Dataset content:
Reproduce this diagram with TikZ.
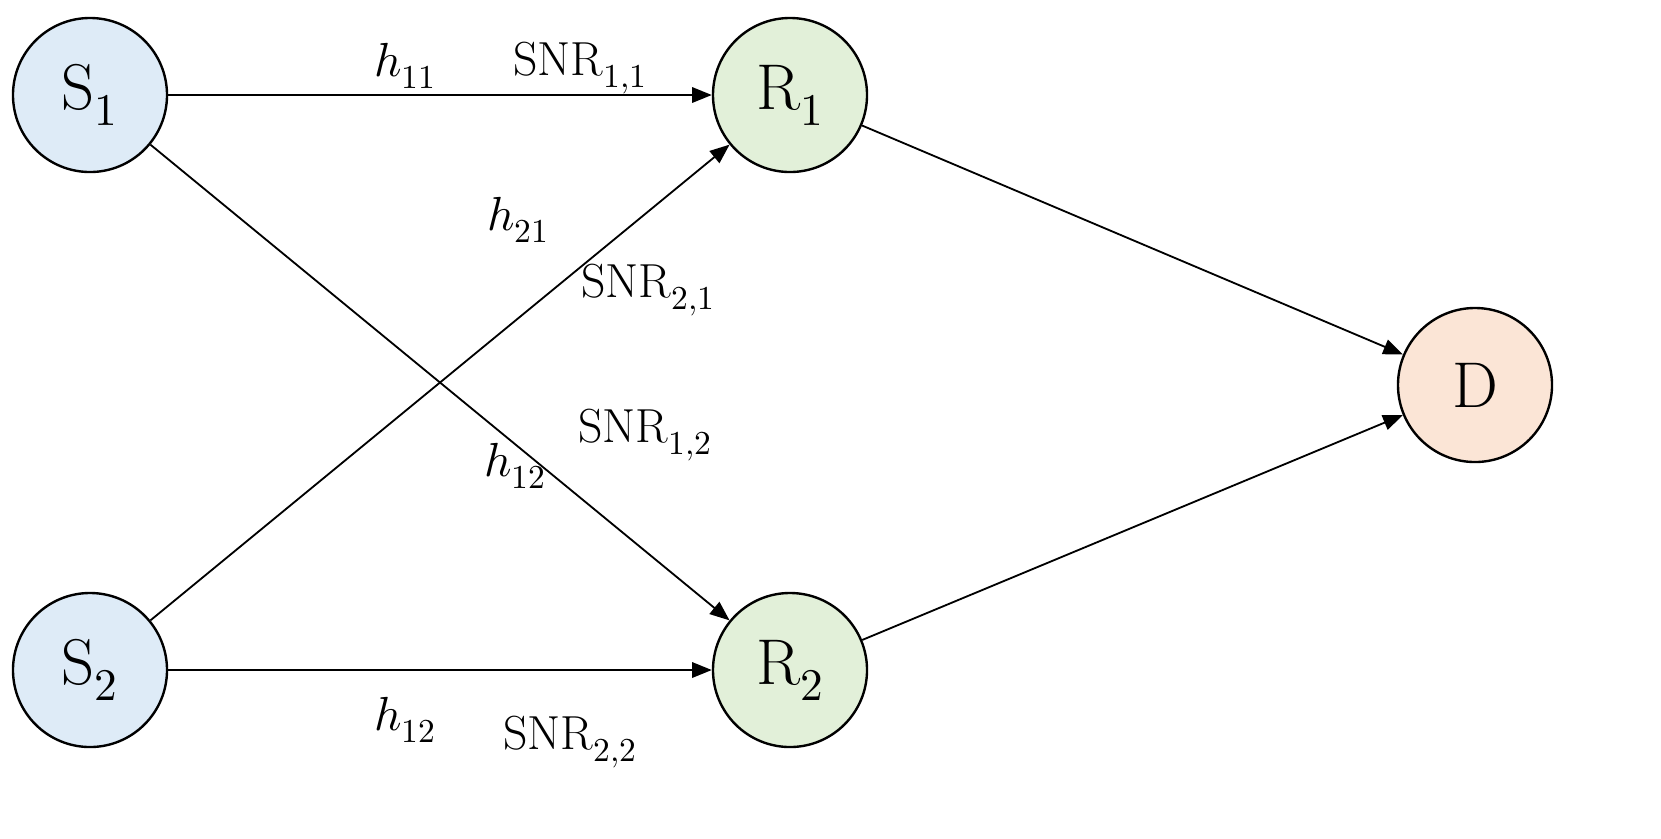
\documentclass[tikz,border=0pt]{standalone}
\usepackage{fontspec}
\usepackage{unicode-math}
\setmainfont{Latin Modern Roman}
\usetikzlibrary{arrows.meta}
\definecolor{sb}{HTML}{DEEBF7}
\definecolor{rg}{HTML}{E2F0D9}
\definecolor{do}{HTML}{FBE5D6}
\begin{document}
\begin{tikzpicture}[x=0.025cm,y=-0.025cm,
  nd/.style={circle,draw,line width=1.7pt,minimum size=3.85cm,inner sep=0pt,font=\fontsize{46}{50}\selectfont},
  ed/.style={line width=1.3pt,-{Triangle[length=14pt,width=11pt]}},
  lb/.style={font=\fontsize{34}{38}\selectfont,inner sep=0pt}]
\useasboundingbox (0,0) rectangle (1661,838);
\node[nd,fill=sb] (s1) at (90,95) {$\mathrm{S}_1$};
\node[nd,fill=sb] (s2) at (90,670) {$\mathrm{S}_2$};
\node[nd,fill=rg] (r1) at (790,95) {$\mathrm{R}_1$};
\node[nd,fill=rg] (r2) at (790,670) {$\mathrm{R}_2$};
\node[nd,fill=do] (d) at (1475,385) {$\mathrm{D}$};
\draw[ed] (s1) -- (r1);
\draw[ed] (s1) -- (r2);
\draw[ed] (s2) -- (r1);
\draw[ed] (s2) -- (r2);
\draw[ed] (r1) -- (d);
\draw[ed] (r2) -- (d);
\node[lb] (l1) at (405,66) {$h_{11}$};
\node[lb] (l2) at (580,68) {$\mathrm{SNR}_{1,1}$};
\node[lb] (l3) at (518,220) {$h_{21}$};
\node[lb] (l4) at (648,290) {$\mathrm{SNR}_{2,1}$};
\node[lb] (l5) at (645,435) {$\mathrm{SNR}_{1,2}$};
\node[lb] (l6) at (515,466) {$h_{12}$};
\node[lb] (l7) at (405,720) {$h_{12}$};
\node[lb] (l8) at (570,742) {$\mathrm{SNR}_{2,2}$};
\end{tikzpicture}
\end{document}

Problem to work on: Copy the material exactly. Do not include the pictures.

Exercise result:
Reproduce this diagram with TikZ.
\documentclass[tikz,border=0pt]{standalone}
\usepackage{fontspec}
\usepackage{unicode-math}
\setmainfont{Latin Modern Roman}
\usetikzlibrary{arrows.meta}
\definecolor{sb}{HTML}{DEEBF7}
\definecolor{rg}{HTML}{E2F0D9}
\definecolor{do}{HTML}{FBE5D6}
\begin{document}
\begin{tikzpicture}[x=0.025cm,y=-0.025cm,
  nd/.style={circle,draw,line width=1.7pt,minimum size=3.85cm,inner sep=0pt,font=\fontsize{46}{50}\selectfont},
  ed/.style={line width=1.3pt,-{Triangle[length=14pt,width=11pt]}},
  lb/.style={font=\fontsize{34}{38}\selectfont,inner sep=0pt}]
\useasboundingbox (0,0) rectangle (1661,838);
\node[nd,fill=sb] (s1) at (90,95) {$\mathrm{S}_1$};
\node[nd,fill=sb] (s2) at (90,670) {$\mathrm{S}_2$};
\node[nd,fill=rg] (r1) at (790,95) {$\mathrm{R}_1$};
\node[nd,fill=rg] (r2) at (790,670) {$\mathrm{R}_2$};
\node[nd,fill=do] (d) at (1475,385) {$\mathrm{D}$};
\draw[ed] (s1) -- (r1);
\draw[ed] (s1) -- (r2);
\draw[ed] (s2) -- (r1);
\draw[ed] (s2) -- (r2);
\draw[ed] (r1) -- (d);
\draw[ed] (r2) -- (d);
\node[lb] (l1) at (405,66) {$h_{11}$};
\node[lb] (l2) at (580,68) {$\mathrm{SNR}_{1,1}$};
\node[lb] (l3) at (518,220) {$h_{21}$};
\node[lb] (l4) at (648,290) {$\mathrm{SNR}_{2,1}$};
\node[lb] (l5) at (645,435) {$\mathrm{SNR}_{1,2}$};
\node[lb] (l6) at (515,466) {$h_{12}$};
\node[lb] (l7) at (405,720) {$h_{12}$};
\node[lb] (l8) at (570,742) {$\mathrm{SNR}_{2,2}$};
\end{tikzpicture}
\end{document}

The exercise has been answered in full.